Environmental, social and governance (ESG) factors are “material” in the $47 trillion sovereign debt market, according to a new study by the Principles for Responsible Investment (PRI).
The UN-backed initiative’s report, Sovereign Bonds: Spotlight on ESG Risks, aims to make the risks clear to its 1,231 signatories.
Sovereign debt is bonds that are issued by governments in a foreign currency, with the aim of helping the country’s economy grow. The amount of risk involved depends on whether the country issuing the bonds is a developed or developing one, as well as the stability of the government.
The PRI’s study, conducted by its Sovereign Fixed Income Working Group, says ESG analysis helps investors further get to grips with sovereign credit risk.
It adds that investors want credit rating agencies to include ESG factors in their analyses of the asset class.
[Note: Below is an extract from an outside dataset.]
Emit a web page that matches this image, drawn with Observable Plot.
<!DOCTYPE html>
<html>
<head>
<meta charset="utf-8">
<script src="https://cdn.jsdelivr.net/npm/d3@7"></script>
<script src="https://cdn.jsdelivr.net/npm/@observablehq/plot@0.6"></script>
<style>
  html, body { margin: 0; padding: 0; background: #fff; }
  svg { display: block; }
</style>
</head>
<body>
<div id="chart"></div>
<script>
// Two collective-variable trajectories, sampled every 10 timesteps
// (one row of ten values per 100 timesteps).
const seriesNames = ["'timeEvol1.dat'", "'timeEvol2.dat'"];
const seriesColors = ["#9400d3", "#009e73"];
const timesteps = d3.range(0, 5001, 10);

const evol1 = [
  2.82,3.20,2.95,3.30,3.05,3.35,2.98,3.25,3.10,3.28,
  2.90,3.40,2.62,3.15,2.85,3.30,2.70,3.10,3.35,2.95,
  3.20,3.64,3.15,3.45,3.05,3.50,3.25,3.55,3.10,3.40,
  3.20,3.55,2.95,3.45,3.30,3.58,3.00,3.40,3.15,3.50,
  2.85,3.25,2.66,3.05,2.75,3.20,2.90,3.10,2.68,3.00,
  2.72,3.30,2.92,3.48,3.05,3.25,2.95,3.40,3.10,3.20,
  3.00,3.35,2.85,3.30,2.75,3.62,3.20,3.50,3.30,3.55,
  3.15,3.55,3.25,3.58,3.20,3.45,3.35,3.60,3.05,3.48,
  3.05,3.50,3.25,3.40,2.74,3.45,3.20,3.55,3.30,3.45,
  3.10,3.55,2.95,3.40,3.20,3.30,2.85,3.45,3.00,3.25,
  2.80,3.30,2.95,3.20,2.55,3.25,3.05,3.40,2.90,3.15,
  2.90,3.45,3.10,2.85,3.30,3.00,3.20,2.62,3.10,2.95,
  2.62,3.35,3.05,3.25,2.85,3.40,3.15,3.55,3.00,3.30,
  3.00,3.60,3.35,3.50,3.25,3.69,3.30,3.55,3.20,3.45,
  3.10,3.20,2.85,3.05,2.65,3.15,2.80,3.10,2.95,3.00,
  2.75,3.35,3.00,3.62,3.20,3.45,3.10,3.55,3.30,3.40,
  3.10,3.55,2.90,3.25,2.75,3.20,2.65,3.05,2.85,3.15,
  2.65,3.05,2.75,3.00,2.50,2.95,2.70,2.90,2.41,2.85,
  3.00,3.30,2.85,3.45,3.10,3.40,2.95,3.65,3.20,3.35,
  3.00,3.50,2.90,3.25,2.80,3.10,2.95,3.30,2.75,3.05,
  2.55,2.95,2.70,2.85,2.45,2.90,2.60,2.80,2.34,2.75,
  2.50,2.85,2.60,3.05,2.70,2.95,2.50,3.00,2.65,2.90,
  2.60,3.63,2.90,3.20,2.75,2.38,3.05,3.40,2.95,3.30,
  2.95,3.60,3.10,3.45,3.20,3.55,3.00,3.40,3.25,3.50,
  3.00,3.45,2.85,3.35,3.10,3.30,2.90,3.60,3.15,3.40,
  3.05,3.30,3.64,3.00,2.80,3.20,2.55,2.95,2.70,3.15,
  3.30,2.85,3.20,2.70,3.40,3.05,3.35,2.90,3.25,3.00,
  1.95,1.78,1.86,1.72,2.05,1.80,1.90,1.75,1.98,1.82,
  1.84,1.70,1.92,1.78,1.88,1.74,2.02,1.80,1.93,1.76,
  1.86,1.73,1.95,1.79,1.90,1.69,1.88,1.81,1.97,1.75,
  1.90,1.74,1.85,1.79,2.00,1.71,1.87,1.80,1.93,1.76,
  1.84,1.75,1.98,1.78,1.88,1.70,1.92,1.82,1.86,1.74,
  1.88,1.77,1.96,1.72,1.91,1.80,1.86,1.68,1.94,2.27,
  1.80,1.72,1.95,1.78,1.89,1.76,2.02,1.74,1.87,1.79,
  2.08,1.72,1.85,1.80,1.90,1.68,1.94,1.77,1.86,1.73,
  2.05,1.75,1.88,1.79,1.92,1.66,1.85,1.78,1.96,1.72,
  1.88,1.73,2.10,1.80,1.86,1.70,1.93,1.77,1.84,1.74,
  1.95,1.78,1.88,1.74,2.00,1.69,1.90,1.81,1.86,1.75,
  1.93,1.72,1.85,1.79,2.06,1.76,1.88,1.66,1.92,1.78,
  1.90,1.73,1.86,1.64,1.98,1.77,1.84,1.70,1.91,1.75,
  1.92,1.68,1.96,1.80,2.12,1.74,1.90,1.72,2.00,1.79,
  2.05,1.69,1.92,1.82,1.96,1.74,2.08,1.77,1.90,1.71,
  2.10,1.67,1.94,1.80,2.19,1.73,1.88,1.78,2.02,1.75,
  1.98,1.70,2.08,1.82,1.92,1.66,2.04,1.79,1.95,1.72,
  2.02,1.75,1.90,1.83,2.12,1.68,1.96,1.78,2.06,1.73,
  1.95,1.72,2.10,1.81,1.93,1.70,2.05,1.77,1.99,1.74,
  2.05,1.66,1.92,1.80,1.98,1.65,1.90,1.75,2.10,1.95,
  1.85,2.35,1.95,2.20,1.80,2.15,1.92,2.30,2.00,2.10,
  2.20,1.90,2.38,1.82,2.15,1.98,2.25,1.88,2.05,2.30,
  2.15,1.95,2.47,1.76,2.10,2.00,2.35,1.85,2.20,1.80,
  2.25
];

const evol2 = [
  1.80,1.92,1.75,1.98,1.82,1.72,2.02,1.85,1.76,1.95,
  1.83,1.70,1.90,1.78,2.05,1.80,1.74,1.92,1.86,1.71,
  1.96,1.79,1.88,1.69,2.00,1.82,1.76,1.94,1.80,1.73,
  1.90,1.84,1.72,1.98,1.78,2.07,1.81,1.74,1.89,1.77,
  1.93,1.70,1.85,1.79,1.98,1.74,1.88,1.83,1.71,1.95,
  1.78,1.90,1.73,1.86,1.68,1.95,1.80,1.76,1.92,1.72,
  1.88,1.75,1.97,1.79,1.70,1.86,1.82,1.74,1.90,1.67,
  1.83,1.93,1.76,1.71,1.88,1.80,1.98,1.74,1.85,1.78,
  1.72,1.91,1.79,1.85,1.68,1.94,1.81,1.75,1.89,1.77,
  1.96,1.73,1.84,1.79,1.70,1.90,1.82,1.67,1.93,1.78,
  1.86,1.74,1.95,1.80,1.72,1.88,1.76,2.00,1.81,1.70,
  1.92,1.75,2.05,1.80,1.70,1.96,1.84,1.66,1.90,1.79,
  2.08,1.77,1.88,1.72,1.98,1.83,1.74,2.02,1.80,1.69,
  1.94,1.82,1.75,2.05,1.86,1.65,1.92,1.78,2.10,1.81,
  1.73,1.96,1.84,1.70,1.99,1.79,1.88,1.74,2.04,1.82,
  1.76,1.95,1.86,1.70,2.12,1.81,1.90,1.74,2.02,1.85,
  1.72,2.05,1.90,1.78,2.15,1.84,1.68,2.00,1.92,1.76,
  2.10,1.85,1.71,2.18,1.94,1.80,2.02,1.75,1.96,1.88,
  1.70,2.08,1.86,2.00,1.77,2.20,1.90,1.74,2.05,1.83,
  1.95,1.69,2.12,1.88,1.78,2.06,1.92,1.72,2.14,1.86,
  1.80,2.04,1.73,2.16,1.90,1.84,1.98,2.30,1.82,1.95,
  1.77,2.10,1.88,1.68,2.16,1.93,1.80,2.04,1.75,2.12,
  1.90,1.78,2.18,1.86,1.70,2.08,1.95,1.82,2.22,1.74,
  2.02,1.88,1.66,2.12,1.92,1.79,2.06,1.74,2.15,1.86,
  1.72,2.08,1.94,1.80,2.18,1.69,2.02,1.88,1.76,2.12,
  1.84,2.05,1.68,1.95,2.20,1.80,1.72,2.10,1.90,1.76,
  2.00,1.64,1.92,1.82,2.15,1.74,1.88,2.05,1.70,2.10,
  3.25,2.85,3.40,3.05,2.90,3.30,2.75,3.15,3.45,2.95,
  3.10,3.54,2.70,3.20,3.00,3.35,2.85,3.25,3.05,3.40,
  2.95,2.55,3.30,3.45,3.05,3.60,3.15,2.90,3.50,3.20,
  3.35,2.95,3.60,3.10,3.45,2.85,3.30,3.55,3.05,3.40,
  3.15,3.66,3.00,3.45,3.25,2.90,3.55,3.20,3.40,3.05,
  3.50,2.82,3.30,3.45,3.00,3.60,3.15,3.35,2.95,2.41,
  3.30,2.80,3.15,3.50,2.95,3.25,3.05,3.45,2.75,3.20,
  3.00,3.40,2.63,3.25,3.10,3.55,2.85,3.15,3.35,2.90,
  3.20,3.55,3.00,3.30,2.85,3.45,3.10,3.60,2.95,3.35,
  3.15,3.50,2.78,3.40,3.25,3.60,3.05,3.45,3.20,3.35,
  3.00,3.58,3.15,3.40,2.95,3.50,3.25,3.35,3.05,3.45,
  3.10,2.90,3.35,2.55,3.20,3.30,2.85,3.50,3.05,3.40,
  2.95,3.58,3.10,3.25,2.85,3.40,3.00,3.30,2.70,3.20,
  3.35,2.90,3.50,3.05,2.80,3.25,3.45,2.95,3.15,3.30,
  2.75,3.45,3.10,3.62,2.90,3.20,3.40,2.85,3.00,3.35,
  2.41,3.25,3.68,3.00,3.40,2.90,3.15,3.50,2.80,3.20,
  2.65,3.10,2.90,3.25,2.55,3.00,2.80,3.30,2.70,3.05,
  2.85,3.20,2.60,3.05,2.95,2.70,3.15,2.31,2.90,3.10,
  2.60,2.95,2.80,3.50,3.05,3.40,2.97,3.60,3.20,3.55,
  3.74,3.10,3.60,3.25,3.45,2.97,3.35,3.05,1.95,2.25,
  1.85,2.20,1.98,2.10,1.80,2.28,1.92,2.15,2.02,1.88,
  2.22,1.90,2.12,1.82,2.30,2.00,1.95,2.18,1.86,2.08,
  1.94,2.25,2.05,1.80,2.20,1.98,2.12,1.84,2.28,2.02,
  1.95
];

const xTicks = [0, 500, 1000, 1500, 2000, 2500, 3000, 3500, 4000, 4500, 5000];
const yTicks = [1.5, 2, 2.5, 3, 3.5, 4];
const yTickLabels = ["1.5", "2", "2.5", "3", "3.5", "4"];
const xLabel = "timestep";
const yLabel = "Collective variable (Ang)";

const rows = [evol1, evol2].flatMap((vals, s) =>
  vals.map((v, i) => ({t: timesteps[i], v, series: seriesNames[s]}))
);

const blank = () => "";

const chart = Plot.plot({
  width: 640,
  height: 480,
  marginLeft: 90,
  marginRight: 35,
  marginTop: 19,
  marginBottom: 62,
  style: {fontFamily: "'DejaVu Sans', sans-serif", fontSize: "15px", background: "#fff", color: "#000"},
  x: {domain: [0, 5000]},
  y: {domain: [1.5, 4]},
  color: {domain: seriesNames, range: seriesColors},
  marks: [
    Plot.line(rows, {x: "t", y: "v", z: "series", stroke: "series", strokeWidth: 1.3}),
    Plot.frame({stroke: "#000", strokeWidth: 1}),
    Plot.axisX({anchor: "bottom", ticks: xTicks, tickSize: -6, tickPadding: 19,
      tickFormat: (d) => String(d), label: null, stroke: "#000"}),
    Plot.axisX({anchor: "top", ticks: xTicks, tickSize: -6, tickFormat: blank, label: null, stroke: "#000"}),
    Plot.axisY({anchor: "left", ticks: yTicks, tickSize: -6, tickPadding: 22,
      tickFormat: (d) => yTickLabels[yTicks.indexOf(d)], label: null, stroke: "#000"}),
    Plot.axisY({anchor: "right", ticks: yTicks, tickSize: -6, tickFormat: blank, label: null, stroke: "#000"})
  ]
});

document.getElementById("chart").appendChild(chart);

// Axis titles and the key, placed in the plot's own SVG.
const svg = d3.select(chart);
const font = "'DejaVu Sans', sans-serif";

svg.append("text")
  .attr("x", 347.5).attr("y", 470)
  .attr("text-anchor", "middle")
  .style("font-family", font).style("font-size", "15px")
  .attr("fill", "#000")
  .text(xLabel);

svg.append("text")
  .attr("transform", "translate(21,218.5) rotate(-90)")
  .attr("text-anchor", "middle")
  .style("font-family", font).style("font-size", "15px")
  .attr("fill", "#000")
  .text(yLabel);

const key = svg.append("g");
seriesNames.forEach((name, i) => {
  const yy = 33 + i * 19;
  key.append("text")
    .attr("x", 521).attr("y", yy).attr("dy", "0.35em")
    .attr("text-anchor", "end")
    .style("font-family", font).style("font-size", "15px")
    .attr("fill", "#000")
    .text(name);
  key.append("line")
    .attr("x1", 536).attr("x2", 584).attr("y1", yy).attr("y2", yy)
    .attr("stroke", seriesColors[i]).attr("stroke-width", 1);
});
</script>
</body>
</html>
“While ESG analysis has been applied increasingly to equities, few have put it to the test in fixed income until now”, said James Gifford, the PRI’s executive director who recently announced he would be stepping down from his role in November.
“Stung by market volatility during the euro crisis, institutional investors are now applying ESG analysis to their sovereign bond portfolios and using it in their selection criteria to appoint asset managers. Given the sheer size of the sovereign bond market and compelling evidence that these factors are material to both creditworthiness and investment performance, the challenge is now on others to act.”
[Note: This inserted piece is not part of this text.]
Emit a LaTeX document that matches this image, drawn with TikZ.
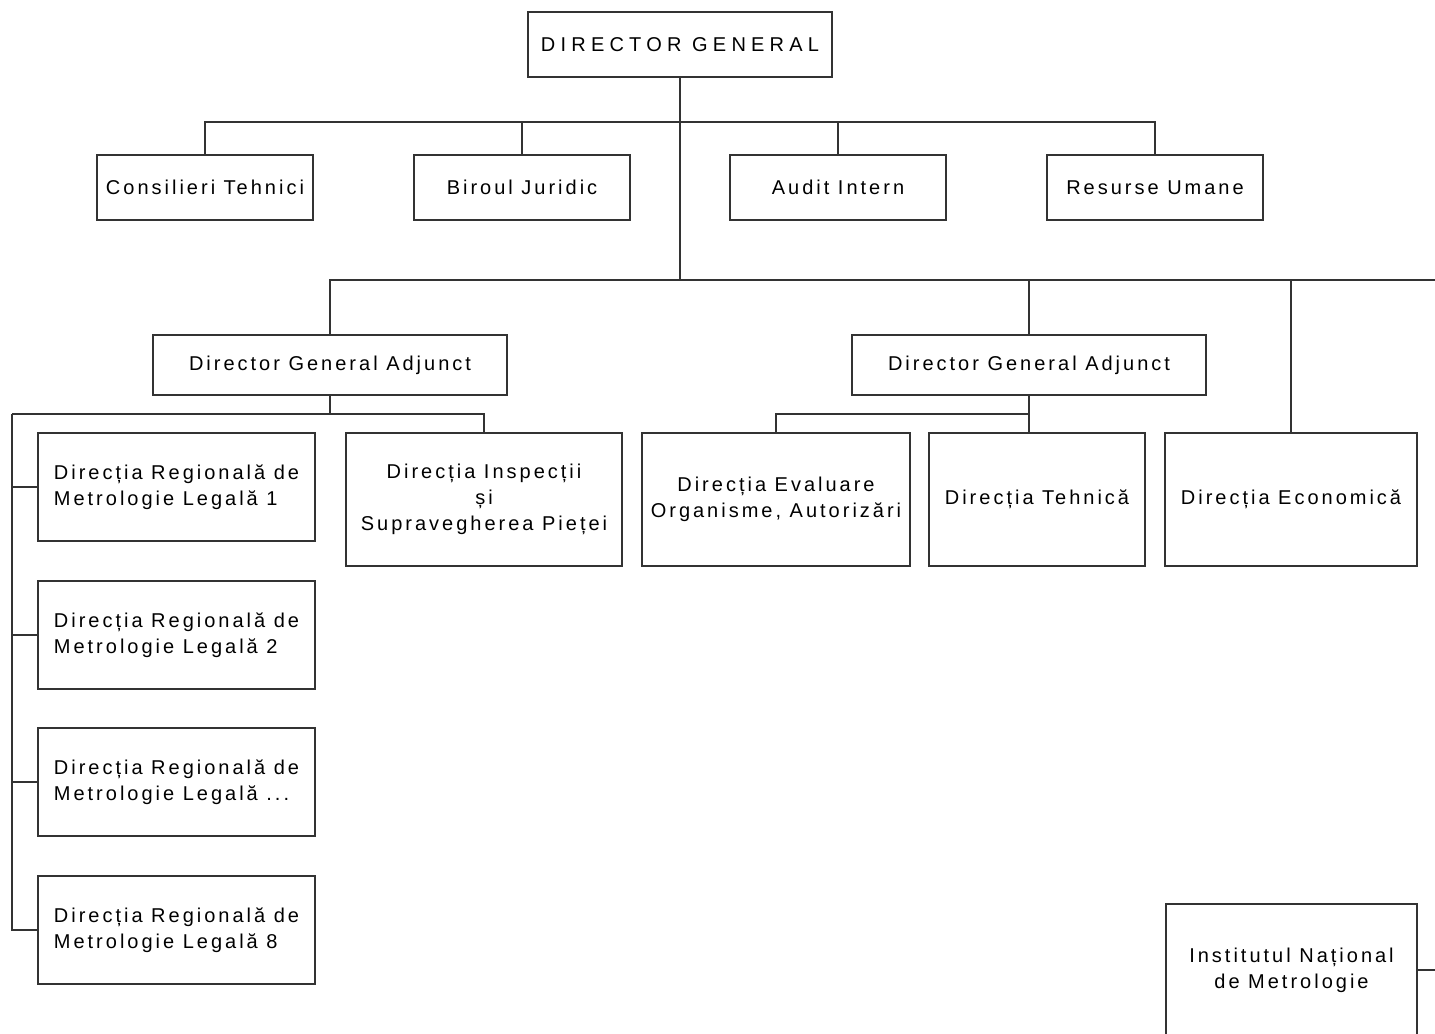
\documentclass[tikz,border=0pt]{standalone}
\usepackage{fontspec}
\setmainfont{Liberation Sans}[LetterSpace=15]
\newfontfamily\titlefont{Liberation Sans}[LetterSpace=26]
\usepackage{tikz}

\begin{document}
\begin{tikzpicture}[x=0.75pt,y=0.75pt,yscale=-1,xscale=1,
  box/.style={draw=black!80,line width=0.9pt,inner sep=0.75pt,outer sep=0pt,align=center,font=\fontsize{15}{19.5}\selectfont},
  sz/.style 2 args={minimum width=#1*0.75pt,minimum height=#2*0.75pt},
  wire/.style={draw=black!80,line width=0.9pt}]

\useasboundingbox (0,0) rectangle (1435,1034);
\clip (0,0) rectangle (1435,1034);

\node[box,sz={304}{65}] (dg) at (680,44.5) {\titlefont DIRECTOR GENERAL};

\node[box,sz={216}{65}] (ct) at (205,187.5) {Consilieri Tehnici};
\node[box,sz={216}{65}] (bj) at (522,187.5) {Biroul Juridic};
\node[box,sz={216}{65}] (ai) at (838,187.5) {Audit Intern};
\node[box,sz={216}{65}] (ru) at (1155,187.5) {Resurse Umane};

\node[box,sz={354}{60}] (dga1) at (330,365) {Director General Adjunct};
\node[box,sz={354}{60}] (dga2) at (1029,365) {Director General Adjunct};

\node[box,sz={277}{108},align=left] (dr1) at (176.5,487) {Direcția Regională de\\Metrologie Legală 1};
\node[box,sz={277}{108},align=left] (dr2) at (176.5,635) {Direcția Regională de\\Metrologie Legală 2};
\node[box,sz={277}{108},align=left] (dr3) at (176.5,782) {Direcția Regională de\\Metrologie Legală ...};
\node[box,sz={277}{108},align=left] (dr4) at (176.5,930) {Direcția Regională de\\Metrologie Legală 8};

\node[box,sz={276}{133}] (dis) at (484,499.5) {Direcția Inspecții\\și\\Supravegherea Pieței};
\node[box,sz={268}{133}] (dev) at (776,499.5) {Direcția Evaluare\\Organisme, Autorizări};
\node[box,sz={216}{133}] (dt) at (1037,499.5) {Direcția Tehnică};
\node[box,sz={252}{133}] (de) at (1291,499.5) {Direcția Economică};

\node[box,sz={251}{132}] (inm) at (1291.5,970) {Institutul Național\\de Metrologie};

\coordinate (bus1) at (680,122);
\coordinate (bus2) at (1435,280);
\coordinate (spine) at (12,414);
\coordinate (bus3) at (1029,414);
\coordinate (edge3) at (1435,970);

\draw[wire] (dg.south) -- (dg.south |- bus2);
\draw[wire] (ct.north) |- (bus1) -| (ru.north);
\draw[wire] (bj.north) -- (bj.north |- bus1);
\draw[wire] (ai.north) -- (ai.north |- bus1);

\draw[wire] (dga1.north) |- (bus2);
\draw[wire] (dga2.north) -- (dga2.north |- bus2);
\draw[wire] (de.north) -- (de.north |- bus2);

\draw[wire] (dga1.south) -- (dga1.south |- spine);
\draw[wire] (spine) -| (dis.north);
\draw[wire] (spine) |- (dr4.west);
\draw[wire] (dr1.west) -- (dr1.west -| spine);
\draw[wire] (dr2.west) -- (dr2.west -| spine);
\draw[wire] (dr3.west) -- (dr3.west -| spine);

\draw[wire] (dga2.south) -- (dga2.south |- dt.north);
\draw[wire] (bus3) -| (dev.north);

\draw[wire] (inm.east) -- (edge3);

\end{tikzpicture}
\end{document}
The sovereign debt crisis, also known as the eurozone crisis, has been ongoing since 2009. Many countries, including Greece, have been unable to repay their government debt, which has prompted third parties to pitch in.
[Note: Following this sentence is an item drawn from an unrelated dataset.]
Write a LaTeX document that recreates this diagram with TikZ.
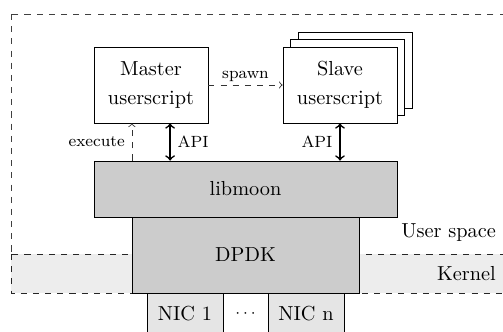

Florian Sommer, senior strategist at Union Investment and chair of the PRI’s Sovereign Fixed Income Working Group, said, “ESG factors influence the economic development of countries. They also played a role in the current sovereign debt crisis.
“Investment research today still largely fails to make the link between ESG and credit risk, despite growing evidence to the contrary. This working paper seeks to change this by putting the spotlight on sovereign ESG risks.”